◆ **DIRECTIONS**: Line by line, repeat the data below exactly, beginning at the first line and ending at the line with "plt.rcParams['font.family'] = ['Liberation". Omit pictures.

◆ **INFORMATION SHOWN**:
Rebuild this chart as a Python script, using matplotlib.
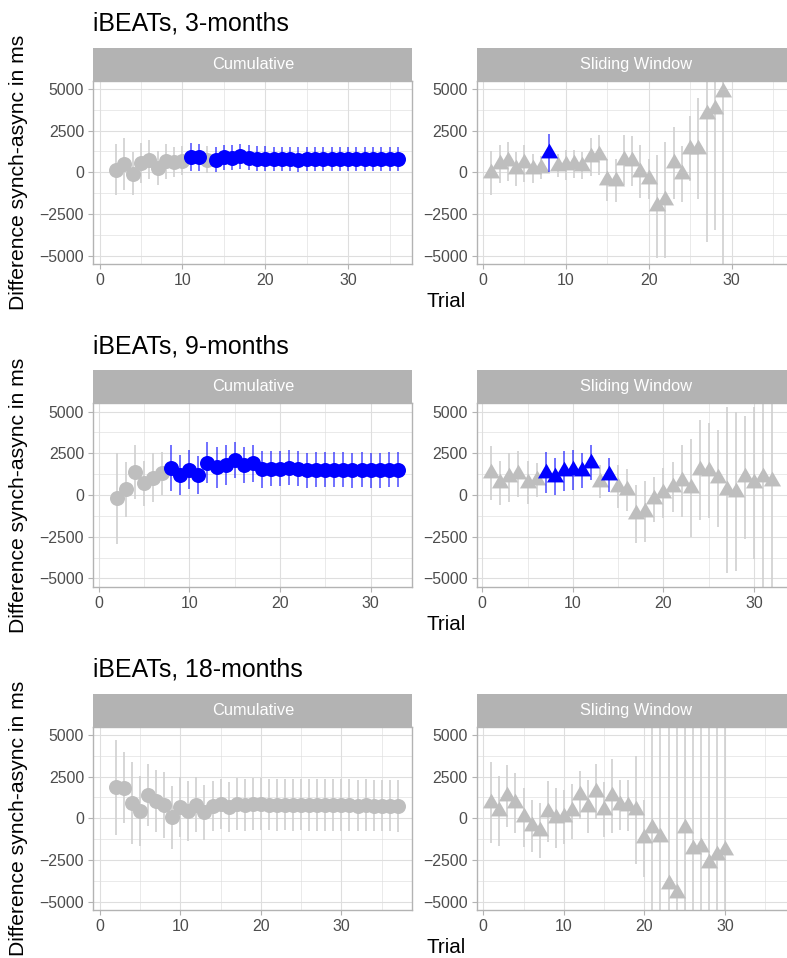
import matplotlib
matplotlib.use("Agg")
import matplotlib.pyplot as plt
from matplotlib.path import Path
from matplotlib.patches import Rectangle
from matplotlib.ticker import MultipleLocator, FixedLocator

plt.rcParams['font.family'] = ['Liberation Sans', 'DejaVu Sans']

# ---------------- data ----------------
# 3-months, Cumulative
cum3_trial = list(range(2, 37))
cum3_mean = [160, 500, -80, 560, 760, 260, 660, 600, 700, 900, 900, 760, 760, 900, 860,
             960, 860, 820, 820, 800, 800, 780, 760, 780, 780, 800, 780, 800, 800, 800,
             800, 800, 800, 800, 800]
cum3_ci = [1550, 1550, 1300, 1200, 1180, 1000, 1050, 900, 850, 850, 800, 800, 750, 750, 750,
           750, 750, 730, 730, 730, 730, 730, 730, 730, 730, 730, 730, 730, 730, 730,
           730, 730, 730, 730, 730]
cum3_sig = [0, 0, 0, 0, 0, 0, 0, 0, 0, 1, 1, 0, 1, 1, 1,
            1, 1, 1, 1, 1, 1, 1, 1, 1, 1, 1, 1, 1, 1, 1,
            1, 1, 1, 1, 1]

# 3-months, Sliding Window
sw3_trial = list(range(1, 30))
sw3_mean = [-50, 500, 650, 200, 530, 220, 280, 1170, 400, 430, 500, 400, 900, 1030, -470,
            -500, 740, 700, 30, -380, -2050, -1660, 550, -100, 1420, 1420, 3500, 3800, 4840]
sw3_ci = [1300, 1150, 1180, 1000, 1100, 850, 700, 1130, 700, 900, 860, 830, 1150, 1200, 1250,
          1300, 1500, 1500, 1600, 1200, 3100, 3500, 2150, 1700, 1950, 3050, 7660, 7260, 12000]
sw3_sig = [0, 0, 0, 0, 0, 0, 0, 1, 0, 0, 0, 0, 0, 0, 0,
           0, 0, 0, 0, 0, 0, 0, 0, 0, 0, 0, 0, 0, 0]

# 9-months, Cumulative
cum9_trial = list(range(2, 34))
cum9_mean = [-200, 340, 1360, 700, 1040, 1300, 1600, 1200, 1500, 1200, 1940, 1660, 1800, 2100,
             1800, 1900, 1540, 1560, 1560, 1640, 1560, 1480, 1500, 1500, 1500, 1500, 1480,
             1500, 1480, 1480, 1500, 1500]
cum9_ci = [2730, 1650, 1620, 1350, 1450, 1300, 1380, 1200, 1170, 1130, 1230, 1220, 1200, 1100,
           1100, 1100, 1100, 1050, 1050, 1050, 1050, 1050, 1050, 1050, 1050, 1050, 1050,
           1050, 1050, 1050, 1050, 1050]
cum9_sig = [0, 0, 0, 0, 0, 0, 1, 1, 1, 1, 1, 1, 1, 1,
            1, 1, 1, 1, 1, 1, 1, 1, 1, 1, 1, 1, 1,
            1, 1, 1, 1, 1]

# 9-months, Sliding Window
sw9_trial = list(range(1, 33))
sw9_mean = [1340, 720, 1060, 1260, 740, 900, 1340, 1100, 1440, 1500, 1440, 1920, 800, 1200,
            500, 320, -1140, -1000, -260, 120, 500, 860, 420, 1500, 1460, 1000, 300, 200,
            1060, 740, 1060, 860]
sw9_ci = [1620, 1340, 1450, 1350, 1300, 1030, 1230, 1100, 1200, 1200, 1050, 1050, 1000, 1020,
          1300, 1250, 1750, 1830, 1350, 1500, 1500, 2150, 2950, 3000, 2850, 2900, 4950, 4750,
          3680, 4550, 12000, 12000]
sw9_sig = [0, 0, 0, 0, 0, 0, 1, 1, 1, 1, 1, 1, 0, 1,
           0, 0, 0, 0, 0, 0, 0, 0, 0, 0, 0, 0, 0, 0,
           0, 0, 0, 0]

# 18-months, Cumulative
cum18_trial = list(range(2, 38))
cum18_mean = [1860, 1840, 900, 440, 1380, 1040, 800, 60, 660, 430, 820, 360, 760, 880, 700,
              860, 800, 860, 840, 820, 800, 820, 800, 820, 800, 780, 800, 780, 800, 780,
              760, 780, 760, 760, 760, 740]
cum18_ci = [2850, 2150, 2460, 2100, 1850, 1850, 2000, 1900, 1800, 1780, 1670, 1650, 1500, 1500,
            1500, 1550, 1550, 1550, 1550, 1550, 1550, 1550, 1550, 1550, 1550, 1550, 1550, 1550,
            1550, 1550, 1550, 1550, 1550, 1550, 1550, 1550]
cum18_sig = [0] * 36

# 18-months, Sliding Window
sw18_trial = list(range(1, 31))
sw18_mean = [940, 450, 1340, 920, 50, -450, -740, 400, 0, 60, 420, 1400, 700, 1600, 500,
             1340, 800, 760, 500, -1200, -600, -1100, -3960, -4500, -560, -1840, -1700, -2700,
             -2200, -1920]
sw18_ci = [2430, 2100, 1850, 1800, 1750, 1550, 1650, 1850, 1800, 1630, 1640, 1420, 1600, 1670,
           1650, 2230, 1520, 1530, 3260, 2300, 12000, 12000, 12000, 12000, 12000, 12000, 12000,
           12000, 12000, 12000]
sw18_sig = [0] * 30

titles = ["iBEATs, 3-months", "iBEATs, 9-months", "iBEATs, 18-months"]
strip_labels = ["Cumulative", "Sliding Window"]
x_ticks = [0, 10, 20, 30]
y_ticks = [-5000, -2500, 0, 2500, 5000]
x_limits = [(-0.75, 37.75), (-0.6, 34.6), (-0.8, 38.8)]

rows = [
    ((cum3_trial, cum3_mean, cum3_ci, cum3_sig), (sw3_trial, sw3_mean, sw3_ci, sw3_sig)),
    ((cum9_trial, cum9_mean, cum9_ci, cum9_sig), (sw9_trial, sw9_mean, sw9_ci, sw9_sig)),
    ((cum18_trial, cum18_mean, cum18_ci, cum18_sig), (sw18_trial, sw18_mean, sw18_ci, sw18_sig)),
]

# ---------------- styling ----------------
W, H = 787, 958
fig = plt.figure(figsize=(W / 100, H / 100), dpi=100)

GREY_PT = "#BEBEBE"
GREY_BAR = "#D0D0D0"
BLUE_PT = "#0000FF"
BLUE_BAR = (0.0, 0.0, 1.0, 0.65)
STRIP = "#B3B3B3"
GRID = "#DEDEDE"

tri_path = Path([(0, 1.555), (1.347, -0.778), (-1.347, -0.778), (0, 1.555)],
                [Path.MOVETO, Path.LINETO, Path.LINETO, Path.CLOSEPOLY])


def rect(x0, y0, x1, y1):
    return [x0 / W, 1 - y1 / H, (x1 - x0) / W, (y1 - y0) / H]


panel_x = [(93.3, 412.3), (476.8, 795.8)]
zero_y = [172.3, 495.0, 818.3]
PH = 183.5
STRIP_H = 33

for r in range(3):
    ptop = zero_y[r] - PH / 2
    pbot = zero_y[r] + PH / 2
    stop = ptop - STRIP_H
    for c in range(2):
        trial, mean, ci, sig = rows[r][c]
        x0, x1 = panel_x[c]
        ax = fig.add_axes(rect(x0, ptop, x1, pbot))
        ax.set_xlim(*x_limits[r])
        ax.set_ylim(-5500, 5500)
        ax.xaxis.set_major_locator(FixedLocator(x_ticks))
        ax.yaxis.set_major_locator(FixedLocator(y_ticks))
        ax.xaxis.set_minor_locator(MultipleLocator(5))
        ax.yaxis.set_minor_locator(MultipleLocator(1250))
        ax.grid(which='major', color=GRID, lw=0.8, zorder=0)
        ax.grid(which='minor', color=GRID, lw=0.45, zorder=0)
        ax.set_axisbelow(True)
        ax.tick_params(which='minor', length=0)
        ax.tick_params(which='major', length=3.6, width=0.8, color=STRIP,
                       labelcolor="#4D4D4D", labelsize=11.4)
        ax.tick_params(axis='x', pad=3.0)
        ax.tick_params(axis='y', pad=3)
        for sp in ax.spines.values():
            sp.set_color(STRIP)
            sp.set_linewidth(1.0)
            sp.set_zorder(5)

        for group in (0, 1):
            tx = [t for t, s in zip(trial, sig) if s == group]
            tm = [m for m, s in zip(mean, sig) if s == group]
            tc = [e for e, s in zip(ci, sig) if s == group]
            if not tx:
                continue
            lo = [m - e for m, e in zip(tm, tc)]
            hi = [m + e for m, e in zip(tm, tc)]
            ax.vlines(tx, lo, hi, colors=BLUE_BAR if group else GREY_BAR,
                      lw=1.2, zorder=2 + 2 * group)
        for group in (0, 1):
            tx = [t for t, s in zip(trial, sig) if s == group]
            tm = [m for m, s in zip(mean, sig) if s == group]
            if not tx:
                continue
            col = BLUE_PT if group else GREY_PT
            if c == 0:
                ax.plot(tx, tm, ls='none', marker='o', ms=10.8, mfc=col, mec='none',
                        zorder=3 + 2 * group)
            else:
                ax.plot(tx, tm, ls='none', marker=tri_path, ms=14.2, mfc=col, mec='none',
                        zorder=3 + 2 * group)

        # strip
        fig.add_artist(Rectangle((x0 / W, 1 - ptop / H), (x1 - x0) / W, STRIP_H / H,
                                 transform=fig.transFigure, facecolor=STRIP,
                                 edgecolor='none'))
        fig.text(((x0 + x1) / 2) / W, 1 - (stop + STRIP_H / 2) / H, strip_labels[c],
                 color='white', fontsize=11.8, ha='center', va='center')

    fig.text(93 / W, 1 - (stop - 16.6) / H, titles[r], fontsize=17.9, ha='left',
             va='baseline', color='black')
    fig.text(19 / W, 1 - zero_y[r] / H, "Difference synch-async in ms", rotation=90,
             fontsize=15.2, ha='center', va='center', color='black')
    fig.text(446 / W, 1 - (pbot + 37.5) / H, "Trial", fontsize=14.8, ha='center',
             va='center', color='black')

fig.savefig("out.png", dpi=100)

◆ **REPLY**:
Rebuild this chart as a Python script, using matplotlib.
import matplotlib
matplotlib.use("Agg")
import matplotlib.pyplot as plt
from matplotlib.path import Path
from matplotlib.patches import Rectangle
from matplotlib.ticker import MultipleLocator, FixedLocator

plt.rcParams['font.family'] = ['Liberation Sans', 'DejaVu Sans']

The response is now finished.